The blank line splits awkwardly: the STAILQ_INIT for uc_tx_inactive and the loop with the STAILQ_INSERT_HEAD; I'd remove the blank line or move it above the STAILQ_INIT(..tx_inactive) given there seem to be two "blocks" of logic now.

Add a device_printf() to log when USB transfer errors happen, so it's easier to figure out what happened

hm, looks like it may be a USB controller problem, hmph. Stay tuned.

I do have a patch for this in my tree. Check PR/247528 for the fix.

oh it's THIS bug, ha! ok, lemme go re-review D38854 and see if we can figure out how to get it in cleanly.

oh it's THIS bug, ha! ok, lemme go re-review D38854 and see if we can figure out how to get it in cleanly.

XHCI vs EHCI.

address spacing comment from bz@

ok, please re-review this!

I'm still seeing some traffic hangs, so there's still something subtle going on, but it's at least not constant crashing anymore!

ok, i found the rest of the issue - in the EP setup, the EP array has all four endpoints to be configured, but then the init code manually walks the TX bulk endpoints and assigns them to the four endpoints.
In the case of the RTL8811AU it supports 4 TX bulk endpoints, but BK/BE are mapped to the same physical USB endpoint.
So, if I did parallel traffic between VO, VI and one of BK/BE, it was fine. If I did parallel traffic with BK and BE, traffic stalls.
If I then mapped BK and BE to different endpoints?
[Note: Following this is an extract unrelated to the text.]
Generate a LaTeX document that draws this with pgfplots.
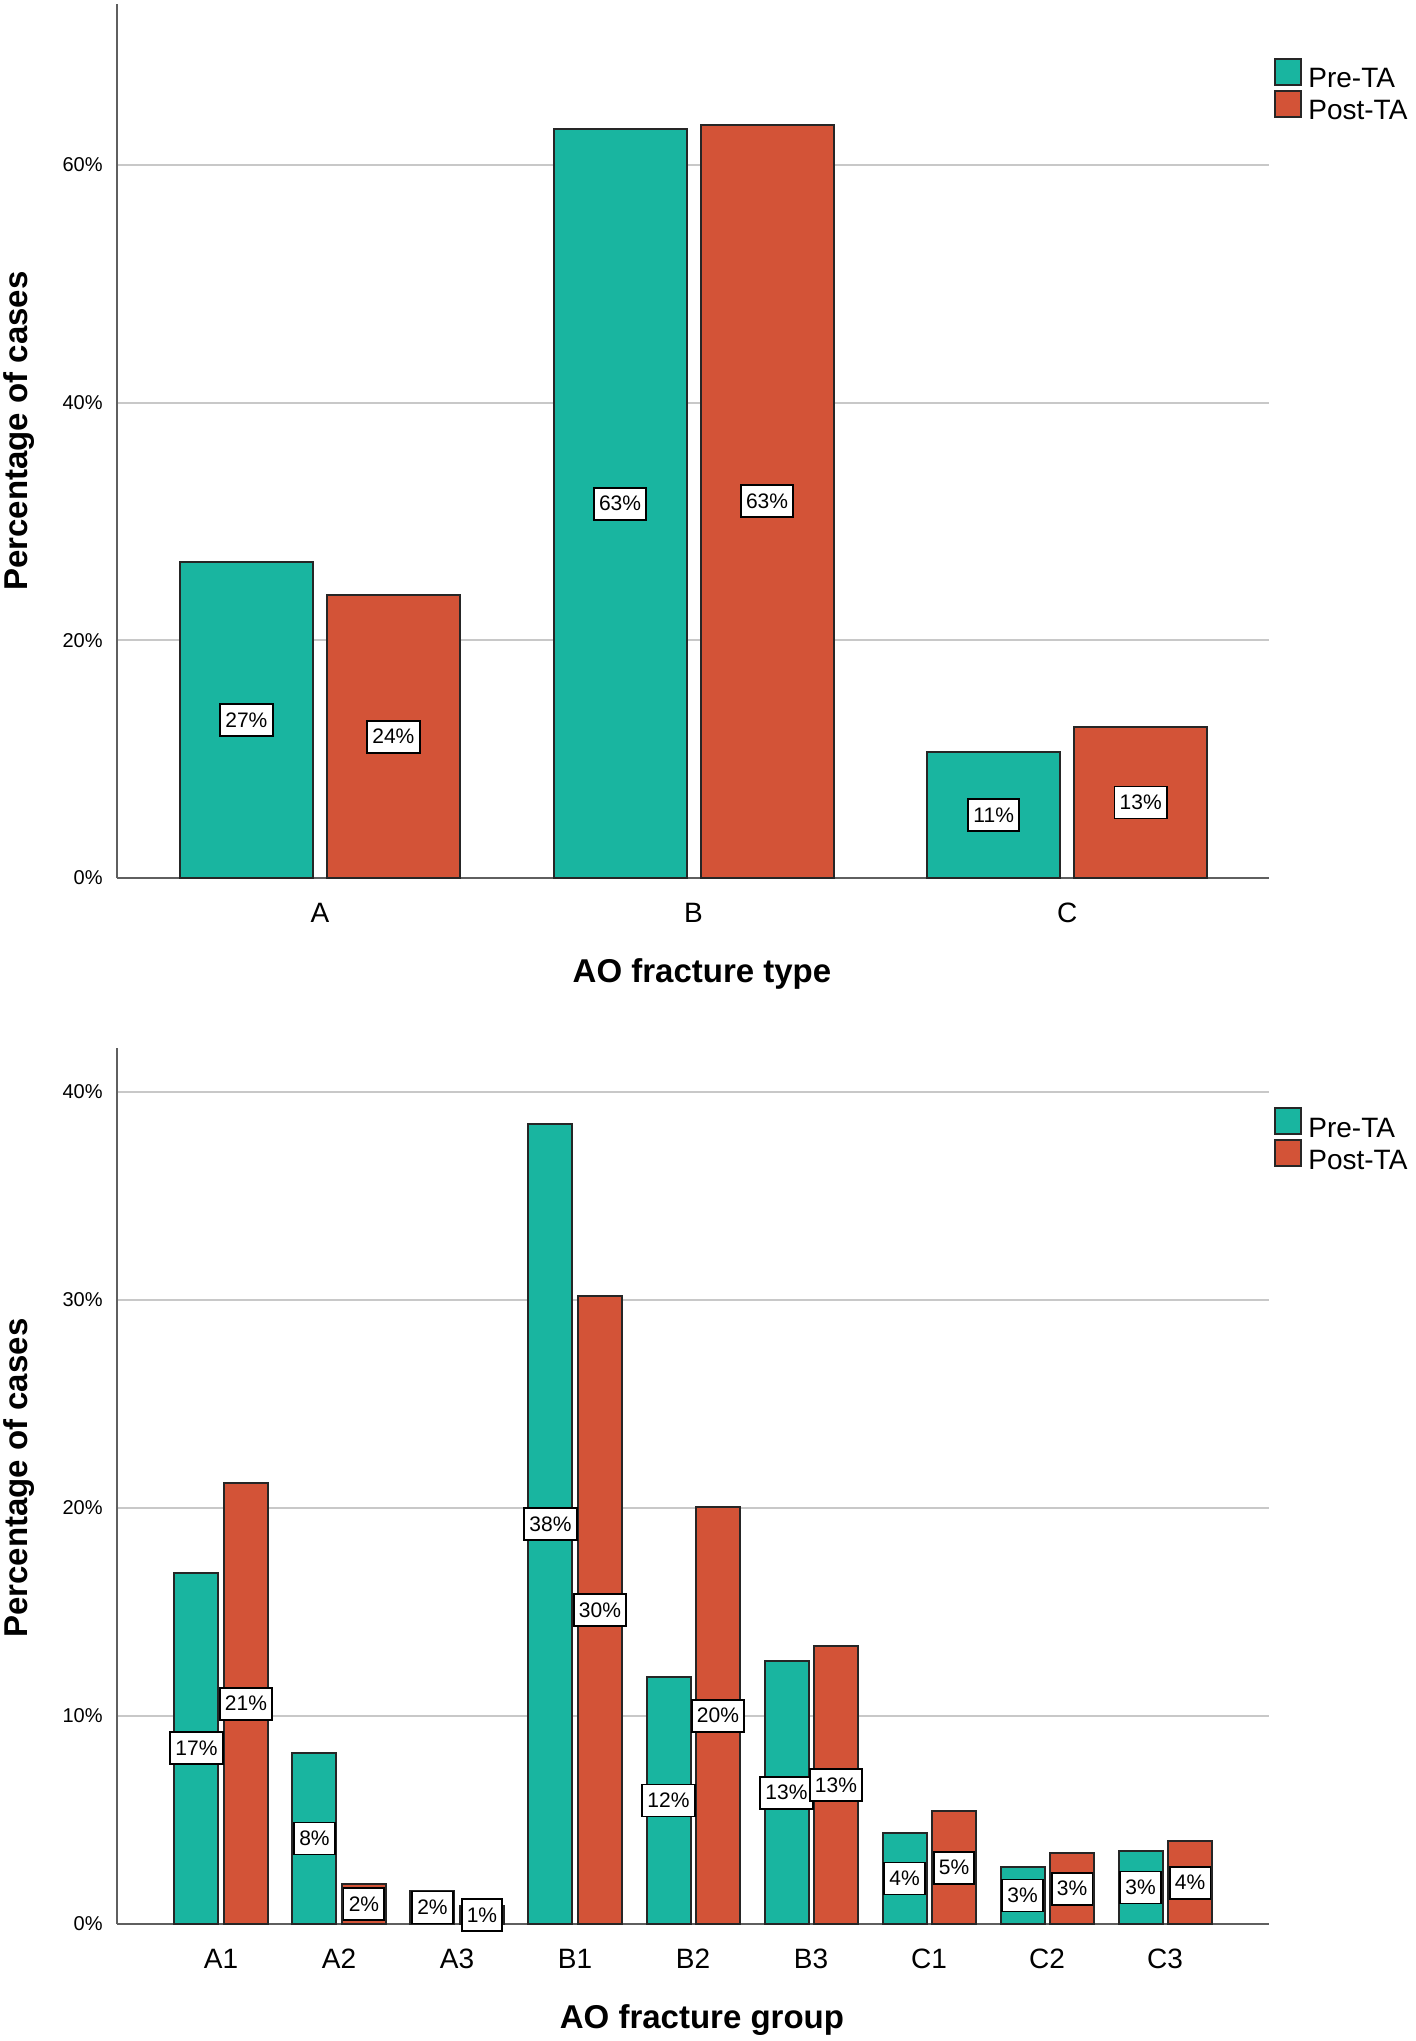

It works fine.
But I can't DO that because there are other places in usb_tx_ep.c that setup some TX queue mapping bits in the hardware that I don't quite understand, and they all definitely only handle 1, 2 or 3 endpoints.
Also - the traffic stalls come back on the RTL8192EU because it has three TX bulk endpoints, so there's remapping still going on there.

The /real/ solution will be to only use a specific config, where we are guaranteed to have a single endpoint for each. However, this code in this diff is still a pre-requisite so all of the xfers line up correctly with their endpoints.

add local wme2qid fix to ensure endpoints are uniquely used.

ok, this diff now fixes both of the incorrect transfer / EP configuration issues, and everything seems fine now on the RTL NICs I've tested.

oops, remove duplicate code

This revision was not accepted when it landed; it landed in state Needs Review.Nov 21 2024, 1:57 AM
This revision was automatically updated to reflect the committed changes.